The single-engine plane that crashed in Lantana, killing a flight instructor and his student, was bought by the flight school three weeks before the fiery crash.

The Cessna 172 was in the air for less than a minute on May 26, a National Transportation Safety Board preliminary report released Wednesday said, before it crashed at 11:18 a.m. and was destroyed.

The Palm Beach County Sheriff’s Office identified Ana Isabela Diego Matias, 20, of Lantana, and Stanley Sands, 76, of Lake Worth, as the victims.

Ana Matias, the aunt of the 20-year-old aspiring pilot, wrote in a GoFundMe that her niece “died instantly” in the crash.

“She would always talk about being a pilot since she was a little girl. Every time she would look in the sky she would always tell her mom that she would accomplish being a pilot one day and make her proud,” Matias’ aunt wrote in the online fundraiser to help with funeral expenses and to return her to Guatemala, where she was born.

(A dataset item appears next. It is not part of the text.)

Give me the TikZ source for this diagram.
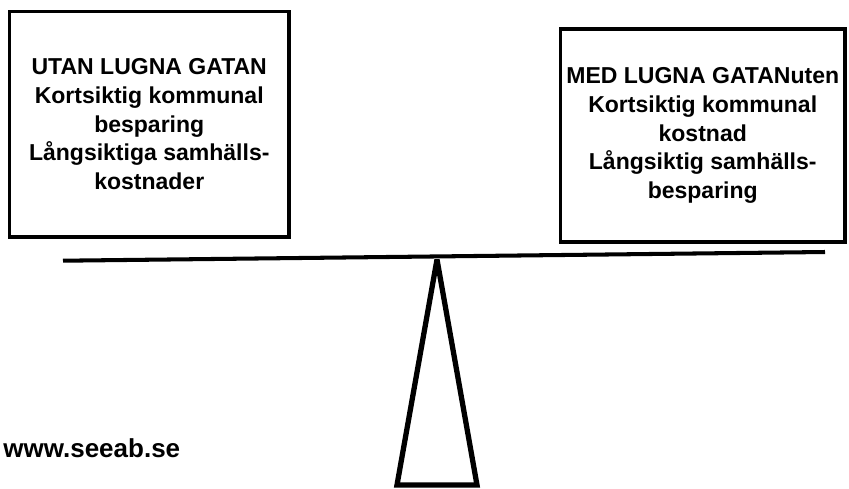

Matias’ aunt wrote that her niece kept her flight training a secret from many in the family and planned to surprise them once she officially became a pilot. She wanted to take her family to new places.

“She made people laugh and always had beautiful compliments for every person in her life,” her aunt wrote.

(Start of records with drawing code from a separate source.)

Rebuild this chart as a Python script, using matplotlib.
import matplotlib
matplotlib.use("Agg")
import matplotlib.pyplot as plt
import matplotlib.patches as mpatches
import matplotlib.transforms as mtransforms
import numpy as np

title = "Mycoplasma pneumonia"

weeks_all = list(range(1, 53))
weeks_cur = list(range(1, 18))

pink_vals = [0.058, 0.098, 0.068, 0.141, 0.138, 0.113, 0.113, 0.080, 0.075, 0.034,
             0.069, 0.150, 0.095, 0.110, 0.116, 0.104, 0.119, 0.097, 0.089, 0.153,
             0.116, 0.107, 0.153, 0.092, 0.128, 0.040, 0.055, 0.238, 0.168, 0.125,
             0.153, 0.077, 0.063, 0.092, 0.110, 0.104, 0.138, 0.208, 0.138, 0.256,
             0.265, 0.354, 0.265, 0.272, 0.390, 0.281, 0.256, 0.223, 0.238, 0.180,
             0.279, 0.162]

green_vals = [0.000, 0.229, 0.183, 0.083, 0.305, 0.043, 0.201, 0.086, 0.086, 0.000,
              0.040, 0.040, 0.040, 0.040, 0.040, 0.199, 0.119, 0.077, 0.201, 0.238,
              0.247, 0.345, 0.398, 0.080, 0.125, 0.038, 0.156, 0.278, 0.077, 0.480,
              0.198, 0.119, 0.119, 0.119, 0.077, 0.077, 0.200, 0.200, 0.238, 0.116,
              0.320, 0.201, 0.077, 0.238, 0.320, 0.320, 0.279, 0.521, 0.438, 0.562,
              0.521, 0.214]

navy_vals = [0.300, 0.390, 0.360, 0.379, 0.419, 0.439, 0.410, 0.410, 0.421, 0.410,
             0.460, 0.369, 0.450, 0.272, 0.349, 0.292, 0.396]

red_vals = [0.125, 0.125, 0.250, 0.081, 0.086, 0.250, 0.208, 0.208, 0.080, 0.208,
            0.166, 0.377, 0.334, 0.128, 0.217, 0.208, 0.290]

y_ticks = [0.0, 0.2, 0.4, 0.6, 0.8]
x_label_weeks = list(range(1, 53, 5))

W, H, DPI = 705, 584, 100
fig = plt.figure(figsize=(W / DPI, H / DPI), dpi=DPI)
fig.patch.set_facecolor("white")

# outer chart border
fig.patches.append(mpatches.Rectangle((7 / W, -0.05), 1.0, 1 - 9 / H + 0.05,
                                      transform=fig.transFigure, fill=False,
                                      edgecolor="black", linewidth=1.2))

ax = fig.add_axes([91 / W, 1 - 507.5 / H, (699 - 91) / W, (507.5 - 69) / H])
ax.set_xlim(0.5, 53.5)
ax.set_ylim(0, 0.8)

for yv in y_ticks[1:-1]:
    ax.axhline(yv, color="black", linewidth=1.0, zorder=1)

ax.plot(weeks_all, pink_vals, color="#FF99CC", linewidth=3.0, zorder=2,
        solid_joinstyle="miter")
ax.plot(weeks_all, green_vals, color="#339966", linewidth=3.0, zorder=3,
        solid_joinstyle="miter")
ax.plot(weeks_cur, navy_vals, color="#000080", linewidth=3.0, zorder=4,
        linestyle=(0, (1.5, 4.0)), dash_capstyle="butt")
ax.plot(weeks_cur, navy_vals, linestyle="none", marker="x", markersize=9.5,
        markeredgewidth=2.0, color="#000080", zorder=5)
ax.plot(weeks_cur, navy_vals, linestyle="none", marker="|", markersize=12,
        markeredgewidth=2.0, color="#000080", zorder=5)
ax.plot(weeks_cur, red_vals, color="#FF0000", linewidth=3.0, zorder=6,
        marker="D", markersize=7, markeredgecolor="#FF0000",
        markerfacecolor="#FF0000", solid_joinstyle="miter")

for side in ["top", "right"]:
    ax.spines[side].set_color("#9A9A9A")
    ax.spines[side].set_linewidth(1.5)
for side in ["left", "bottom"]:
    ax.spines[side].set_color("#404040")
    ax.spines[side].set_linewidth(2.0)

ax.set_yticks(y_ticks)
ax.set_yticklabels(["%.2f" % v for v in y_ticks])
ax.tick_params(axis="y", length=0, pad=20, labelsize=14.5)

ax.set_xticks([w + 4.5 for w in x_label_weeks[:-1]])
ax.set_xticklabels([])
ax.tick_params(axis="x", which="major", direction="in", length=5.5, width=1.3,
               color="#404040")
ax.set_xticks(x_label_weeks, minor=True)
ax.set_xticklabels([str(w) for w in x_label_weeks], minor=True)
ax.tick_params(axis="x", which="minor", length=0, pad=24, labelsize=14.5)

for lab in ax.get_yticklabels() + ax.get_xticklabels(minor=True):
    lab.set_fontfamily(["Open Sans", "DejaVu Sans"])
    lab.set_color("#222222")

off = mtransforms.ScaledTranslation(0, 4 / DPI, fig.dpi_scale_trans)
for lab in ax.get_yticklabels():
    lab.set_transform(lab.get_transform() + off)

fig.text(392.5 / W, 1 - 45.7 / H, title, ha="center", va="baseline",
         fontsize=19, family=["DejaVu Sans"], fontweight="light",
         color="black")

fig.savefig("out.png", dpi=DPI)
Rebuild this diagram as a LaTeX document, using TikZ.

Sands earned his Airline Transport Pilot certificate in 2007 and his flight instructor certificate in September 2021, according to Federal Aviation Administration records.

Two days before the crash, the Cessna was flown in at least four short trips to and from the Lantana airport, according to FlightAware. The report doesn’t identify the flight school, and multiple flight schools operate from the airport.

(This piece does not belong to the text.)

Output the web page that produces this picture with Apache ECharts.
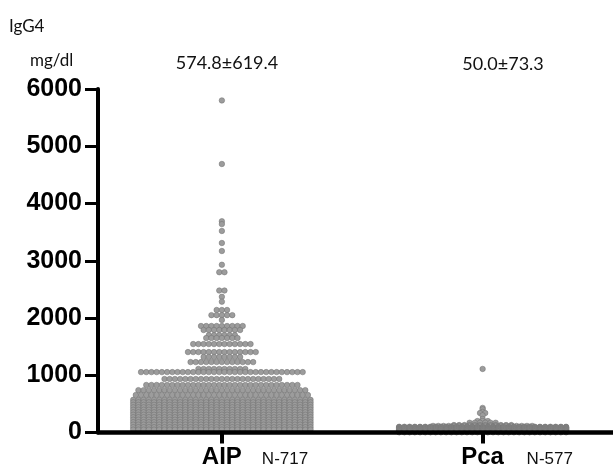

The plane departed from runway four and began to climb, dropped, then climbed again, the NTSB report said. It rolled right to a 90-degree bank angle and continued in a right downward turn until it crashed.

“A pilot who witnessed the accident reported that the airplane’s engine ‘sounded like it was full throttle the entire time,'” the report said.

The plane came to a stop 140 feet away from where it crashed and caught fire on the ground. The impact crushed the cockpit into the back of the plane, according to the report, and both wings detached from the body.

Multiple cable pulleys that are part of the aircraft’s primary control system were corroded and did not freely move or rotate, the report said. The preliminary investigation found more breaks in the system that helps safely control an aircraft in flight, “consistent with tension overload failures.”

The plane’s last annual inspection was in September 2022, the report said. The previous owner documented that the aircraft’s original maintenance logbooks were lost and would be given to the flight school when found.

Two other small planes crashed in South Florida within days of the crash that killed Sands and Matias. A banner-towing plane crashed in a field at North Perry Airport the day before, on May 25. The pilot survived but suffered “extensive injuries,” Pembroke Pines Fire Rescue officials said.

Mitchell Knaus, the pilot of a second banner-towing plane crashed on May 17 in Hollywood near a parking lot of a Target. One witness said it appeared he tried to avoid hitting people as the plane dove to the ground.

The NTSB recently released a preliminary report on that crash.

“I might have to drop this banner. I’m not climbing. Zero alpha bravo,” Knaus told an air-traffic controller, according to the report.

At 400 feet in the air, Knaus said he was going to drop his banner over a lake.

“I’m going to be over these oil tanks with like a lake next to it,” he said. There was no other communication with him, the NTSB report said.